> [DIRECTION]:
Can the data below be echoed back word for word?

> [SOURCE DATA]:
◇ ◇ ◇ ◇ ◇

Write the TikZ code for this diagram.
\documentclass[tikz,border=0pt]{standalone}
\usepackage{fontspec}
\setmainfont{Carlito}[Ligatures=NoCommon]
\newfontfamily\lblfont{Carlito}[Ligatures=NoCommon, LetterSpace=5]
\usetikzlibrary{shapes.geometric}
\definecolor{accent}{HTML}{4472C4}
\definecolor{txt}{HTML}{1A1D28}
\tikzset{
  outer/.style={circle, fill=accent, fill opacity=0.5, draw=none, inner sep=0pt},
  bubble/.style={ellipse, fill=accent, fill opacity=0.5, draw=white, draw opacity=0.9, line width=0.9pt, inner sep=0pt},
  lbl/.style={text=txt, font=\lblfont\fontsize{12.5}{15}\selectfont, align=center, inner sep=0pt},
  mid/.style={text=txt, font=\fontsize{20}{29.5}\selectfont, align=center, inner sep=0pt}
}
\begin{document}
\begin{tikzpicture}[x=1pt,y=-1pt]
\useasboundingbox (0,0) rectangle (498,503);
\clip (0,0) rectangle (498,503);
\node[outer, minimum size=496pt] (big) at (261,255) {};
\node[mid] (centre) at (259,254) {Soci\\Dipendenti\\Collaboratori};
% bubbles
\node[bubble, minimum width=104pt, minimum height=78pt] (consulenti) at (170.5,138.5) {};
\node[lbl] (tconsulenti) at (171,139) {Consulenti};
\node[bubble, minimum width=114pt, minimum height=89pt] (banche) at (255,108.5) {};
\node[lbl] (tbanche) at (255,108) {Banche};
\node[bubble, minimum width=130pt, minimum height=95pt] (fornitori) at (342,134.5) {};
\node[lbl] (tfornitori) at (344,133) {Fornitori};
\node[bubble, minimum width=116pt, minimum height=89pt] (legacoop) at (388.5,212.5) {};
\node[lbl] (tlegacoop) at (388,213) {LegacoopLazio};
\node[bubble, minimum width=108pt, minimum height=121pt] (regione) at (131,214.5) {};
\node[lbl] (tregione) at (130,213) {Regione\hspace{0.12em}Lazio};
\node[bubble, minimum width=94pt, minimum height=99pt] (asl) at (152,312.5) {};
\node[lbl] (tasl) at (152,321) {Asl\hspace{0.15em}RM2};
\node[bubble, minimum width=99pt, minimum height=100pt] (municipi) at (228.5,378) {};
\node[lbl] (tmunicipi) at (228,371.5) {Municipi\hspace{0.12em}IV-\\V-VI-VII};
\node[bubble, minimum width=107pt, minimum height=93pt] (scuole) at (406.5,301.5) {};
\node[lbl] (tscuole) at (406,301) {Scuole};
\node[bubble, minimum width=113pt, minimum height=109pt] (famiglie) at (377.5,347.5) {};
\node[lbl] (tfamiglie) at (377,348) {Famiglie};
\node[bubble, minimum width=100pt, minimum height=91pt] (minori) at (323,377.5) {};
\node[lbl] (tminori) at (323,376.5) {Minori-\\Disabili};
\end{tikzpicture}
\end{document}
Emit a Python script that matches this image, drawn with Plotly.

◇ ◇ ◇ ◇ ◇

> [ANSWER BELOW]:
Write the TikZ code for this diagram.
\documentclass[tikz,border=0pt]{standalone}
\usepackage{fontspec}
\setmainfont{Carlito}[Ligatures=NoCommon]
\newfontfamily\lblfont{Carlito}[Ligatures=NoCommon, LetterSpace=5]
\usetikzlibrary{shapes.geometric}
\definecolor{accent}{HTML}{4472C4}
\definecolor{txt}{HTML}{1A1D28}
\tikzset{
  outer/.style={circle, fill=accent, fill opacity=0.5, draw=none, inner sep=0pt},
  bubble/.style={ellipse, fill=accent, fill opacity=0.5, draw=white, draw opacity=0.9, line width=0.9pt, inner sep=0pt},
  lbl/.style={text=txt, font=\lblfont\fontsize{12.5}{15}\selectfont, align=center, inner sep=0pt},
  mid/.style={text=txt, font=\fontsize{20}{29.5}\selectfont, align=center, inner sep=0pt}
}
\begin{document}
\begin{tikzpicture}[x=1pt,y=-1pt]
\useasboundingbox (0,0) rectangle (498,503);
\clip (0,0) rectangle (498,503);
\node[outer, minimum size=496pt] (big) at (261,255) {};
\node[mid] (centre) at (259,254) {Soci\\Dipendenti\\Collaboratori};
% bubbles
\node[bubble, minimum width=104pt, minimum height=78pt] (consulenti) at (170.5,138.5) {};
\node[lbl] (tconsulenti) at (171,139) {Consulenti};
\node[bubble, minimum width=114pt, minimum height=89pt] (banche) at (255,108.5) {};
\node[lbl] (tbanche) at (255,108) {Banche};
\node[bubble, minimum width=130pt, minimum height=95pt] (fornitori) at (342,134.5) {};
\node[lbl] (tfornitori) at (344,133) {Fornitori};
\node[bubble, minimum width=116pt, minimum height=89pt] (legacoop) at (388.5,212.5) {};
\node[lbl] (tlegacoop) at (388,213) {LegacoopLazio};
\node[bubble, minimum width=108pt, minimum height=121pt] (regione) at (131,214.5) {};
\node[lbl] (tregione) at (130,213) {Regione\hspace{0.12em}Lazio};
\node[bubble, minimum width=94pt, minimum height=99pt] (asl) at (152,312.5) {};
\node[lbl] (tasl) at (152,321) {Asl\hspace{0.15em}RM2};
\node[bubble, minimum width=99pt, minimum height=100pt] (municipi) at (228.5,378) {};
\node[lbl] (tmunicipi) at (228,371.5) {Municipi\hspace{0.12em}IV-\\V-VI-VII};
\node[bubble, minimum width=107pt, minimum height=93pt] (scuole) at (406.5,301.5) {};
\node[lbl] (tscuole) at (406,301) {Scuole};
\node[bubble, minimum width=113pt, minimum height=109pt] (famiglie) at (377.5,347.5) {};
\node[lbl] (tfamiglie) at (377,348) {Famiglie};
\node[bubble, minimum width=100pt, minimum height=91pt] (minori) at (323,377.5) {};
\node[lbl] (tminori) at (323,376.5) {Minori-\\Disabili};
\end{tikzpicture}
\end{document}
Emit a Python script that matches this image, drawn with Plotly.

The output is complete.